-- start of Task material --

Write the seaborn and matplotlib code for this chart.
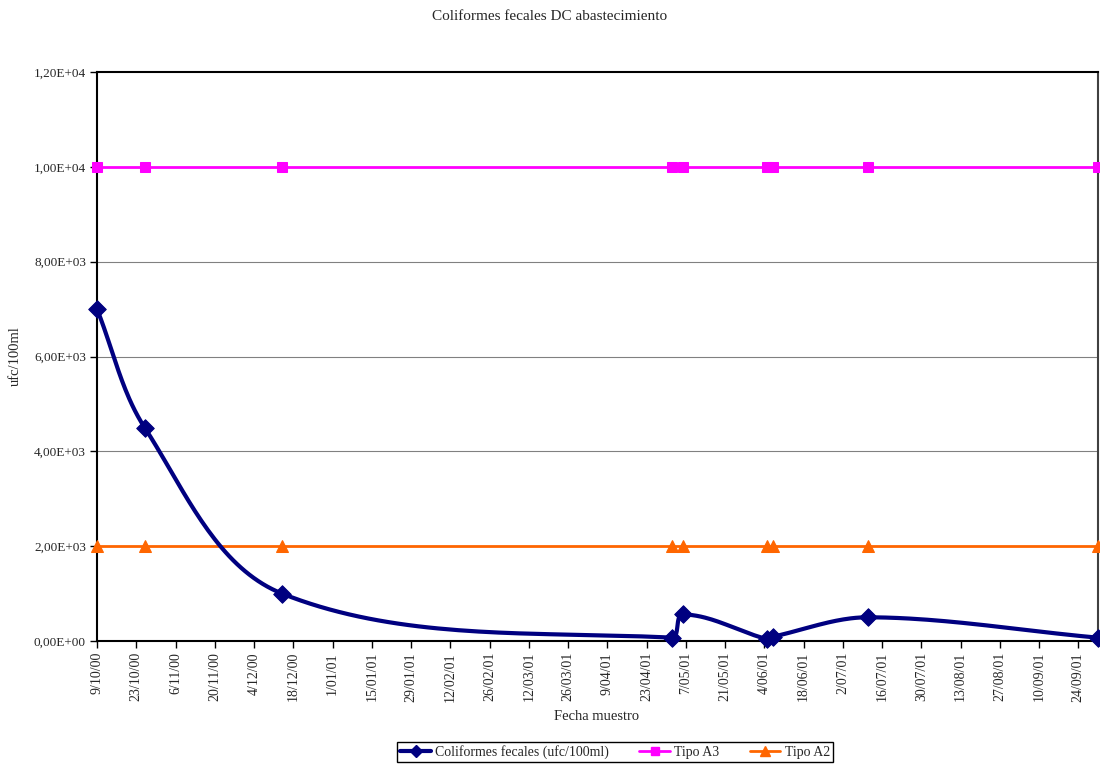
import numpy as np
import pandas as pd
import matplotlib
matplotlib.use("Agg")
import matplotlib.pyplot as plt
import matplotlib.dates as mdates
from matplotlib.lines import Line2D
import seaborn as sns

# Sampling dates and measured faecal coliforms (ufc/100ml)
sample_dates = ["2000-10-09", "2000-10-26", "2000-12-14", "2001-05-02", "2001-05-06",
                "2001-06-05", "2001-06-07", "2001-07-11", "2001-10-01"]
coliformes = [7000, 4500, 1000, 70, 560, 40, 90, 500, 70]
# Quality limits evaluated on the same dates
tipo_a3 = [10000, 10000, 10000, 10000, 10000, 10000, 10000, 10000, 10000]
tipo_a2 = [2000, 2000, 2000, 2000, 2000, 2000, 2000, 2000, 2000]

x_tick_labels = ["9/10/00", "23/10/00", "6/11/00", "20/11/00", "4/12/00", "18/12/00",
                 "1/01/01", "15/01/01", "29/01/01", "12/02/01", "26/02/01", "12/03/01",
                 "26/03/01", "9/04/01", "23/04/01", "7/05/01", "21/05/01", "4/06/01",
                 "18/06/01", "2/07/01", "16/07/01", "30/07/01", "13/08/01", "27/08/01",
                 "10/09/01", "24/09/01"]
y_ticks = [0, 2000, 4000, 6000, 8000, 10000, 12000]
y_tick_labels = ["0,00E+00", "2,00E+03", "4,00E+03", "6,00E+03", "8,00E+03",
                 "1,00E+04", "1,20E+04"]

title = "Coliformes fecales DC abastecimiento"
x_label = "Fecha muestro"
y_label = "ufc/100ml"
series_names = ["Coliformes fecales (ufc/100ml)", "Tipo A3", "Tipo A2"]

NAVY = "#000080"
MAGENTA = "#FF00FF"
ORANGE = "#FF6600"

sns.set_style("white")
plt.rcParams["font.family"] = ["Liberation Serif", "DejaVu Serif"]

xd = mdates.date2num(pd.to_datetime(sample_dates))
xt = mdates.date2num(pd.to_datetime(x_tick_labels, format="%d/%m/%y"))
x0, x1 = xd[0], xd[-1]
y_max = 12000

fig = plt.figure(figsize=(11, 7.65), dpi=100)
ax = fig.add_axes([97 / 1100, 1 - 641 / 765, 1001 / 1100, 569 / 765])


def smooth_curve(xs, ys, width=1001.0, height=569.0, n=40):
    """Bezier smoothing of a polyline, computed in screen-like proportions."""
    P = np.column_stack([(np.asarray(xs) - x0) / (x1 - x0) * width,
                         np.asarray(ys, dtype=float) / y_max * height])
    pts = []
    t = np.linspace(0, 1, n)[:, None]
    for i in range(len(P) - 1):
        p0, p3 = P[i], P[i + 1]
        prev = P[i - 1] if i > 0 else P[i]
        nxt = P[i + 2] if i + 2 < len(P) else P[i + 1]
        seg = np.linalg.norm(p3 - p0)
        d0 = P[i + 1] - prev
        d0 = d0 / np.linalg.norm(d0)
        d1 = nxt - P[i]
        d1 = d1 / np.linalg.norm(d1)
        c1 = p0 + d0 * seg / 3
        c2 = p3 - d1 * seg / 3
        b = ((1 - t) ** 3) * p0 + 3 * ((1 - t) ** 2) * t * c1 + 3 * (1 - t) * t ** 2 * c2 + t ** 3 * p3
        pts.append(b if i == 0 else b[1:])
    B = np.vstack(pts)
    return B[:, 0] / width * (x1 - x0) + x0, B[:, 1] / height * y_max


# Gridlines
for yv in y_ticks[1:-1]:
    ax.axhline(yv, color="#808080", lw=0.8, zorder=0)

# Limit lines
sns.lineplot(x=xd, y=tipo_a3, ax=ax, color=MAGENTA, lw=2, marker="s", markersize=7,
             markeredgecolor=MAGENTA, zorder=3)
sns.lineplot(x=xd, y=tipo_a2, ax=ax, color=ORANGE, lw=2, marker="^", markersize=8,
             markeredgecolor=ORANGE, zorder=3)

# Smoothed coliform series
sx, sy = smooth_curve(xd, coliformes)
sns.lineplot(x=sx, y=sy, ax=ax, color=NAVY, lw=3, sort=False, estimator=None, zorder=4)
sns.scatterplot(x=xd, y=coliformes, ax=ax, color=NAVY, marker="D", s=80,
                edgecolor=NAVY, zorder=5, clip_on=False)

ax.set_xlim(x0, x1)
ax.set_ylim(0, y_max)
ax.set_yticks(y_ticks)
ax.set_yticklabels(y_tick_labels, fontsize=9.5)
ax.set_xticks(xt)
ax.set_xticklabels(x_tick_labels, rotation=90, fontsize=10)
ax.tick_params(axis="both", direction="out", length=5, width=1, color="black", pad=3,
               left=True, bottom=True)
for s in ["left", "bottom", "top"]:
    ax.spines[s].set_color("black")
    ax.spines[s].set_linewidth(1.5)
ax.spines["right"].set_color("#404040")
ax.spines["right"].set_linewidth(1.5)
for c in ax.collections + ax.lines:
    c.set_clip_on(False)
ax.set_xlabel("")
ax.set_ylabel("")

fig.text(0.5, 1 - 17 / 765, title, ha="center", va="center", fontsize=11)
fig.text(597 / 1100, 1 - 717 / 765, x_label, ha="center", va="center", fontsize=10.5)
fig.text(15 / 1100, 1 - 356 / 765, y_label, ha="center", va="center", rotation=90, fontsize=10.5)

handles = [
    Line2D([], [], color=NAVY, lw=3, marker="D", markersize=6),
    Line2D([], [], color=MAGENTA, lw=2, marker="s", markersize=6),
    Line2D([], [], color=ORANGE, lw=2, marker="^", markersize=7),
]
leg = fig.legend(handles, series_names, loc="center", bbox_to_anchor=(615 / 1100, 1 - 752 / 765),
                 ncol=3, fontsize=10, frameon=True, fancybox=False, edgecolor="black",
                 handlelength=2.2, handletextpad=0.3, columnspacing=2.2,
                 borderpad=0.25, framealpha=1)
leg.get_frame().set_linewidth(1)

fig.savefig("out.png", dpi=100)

-- end of Task material --
-- start of Task material --

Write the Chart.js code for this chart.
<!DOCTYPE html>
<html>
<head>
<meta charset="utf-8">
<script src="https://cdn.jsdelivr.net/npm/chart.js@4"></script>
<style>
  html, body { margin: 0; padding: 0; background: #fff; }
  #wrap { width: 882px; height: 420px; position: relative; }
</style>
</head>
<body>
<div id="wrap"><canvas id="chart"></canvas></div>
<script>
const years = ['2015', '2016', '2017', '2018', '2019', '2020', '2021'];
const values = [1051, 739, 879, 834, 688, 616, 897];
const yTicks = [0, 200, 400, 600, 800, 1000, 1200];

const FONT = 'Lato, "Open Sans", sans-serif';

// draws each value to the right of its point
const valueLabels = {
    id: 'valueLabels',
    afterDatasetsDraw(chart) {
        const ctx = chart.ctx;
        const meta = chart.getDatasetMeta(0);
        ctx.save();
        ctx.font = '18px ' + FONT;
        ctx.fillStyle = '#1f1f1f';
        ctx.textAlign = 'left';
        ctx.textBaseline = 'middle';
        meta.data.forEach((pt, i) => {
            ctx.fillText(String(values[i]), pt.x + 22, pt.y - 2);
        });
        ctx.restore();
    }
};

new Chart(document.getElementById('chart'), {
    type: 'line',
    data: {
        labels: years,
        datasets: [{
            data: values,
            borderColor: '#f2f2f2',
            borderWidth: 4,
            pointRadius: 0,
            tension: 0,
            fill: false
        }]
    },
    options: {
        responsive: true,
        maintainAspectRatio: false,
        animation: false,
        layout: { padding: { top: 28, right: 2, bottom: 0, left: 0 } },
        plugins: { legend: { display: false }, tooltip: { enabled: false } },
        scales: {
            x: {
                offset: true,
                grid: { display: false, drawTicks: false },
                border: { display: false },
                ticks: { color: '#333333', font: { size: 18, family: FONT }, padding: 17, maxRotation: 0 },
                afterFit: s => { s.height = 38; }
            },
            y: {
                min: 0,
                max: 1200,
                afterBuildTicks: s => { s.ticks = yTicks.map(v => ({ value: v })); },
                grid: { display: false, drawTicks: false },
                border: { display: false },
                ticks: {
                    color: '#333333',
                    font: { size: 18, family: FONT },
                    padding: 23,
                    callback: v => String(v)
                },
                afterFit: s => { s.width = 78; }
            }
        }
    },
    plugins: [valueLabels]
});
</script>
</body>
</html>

-- end of Task material --

Instructions to follow: Nothing but the lines from the one with "Write the seaborn" through the one with "import seaborn as sns" should be copied, word for word. Pictures are left out.

Exercise result:
Write the seaborn and matplotlib code for this chart.
import numpy as np
import pandas as pd
import matplotlib
matplotlib.use("Agg")
import matplotlib.pyplot as plt
import matplotlib.dates as mdates
from matplotlib.lines import Line2D
import seaborn as sns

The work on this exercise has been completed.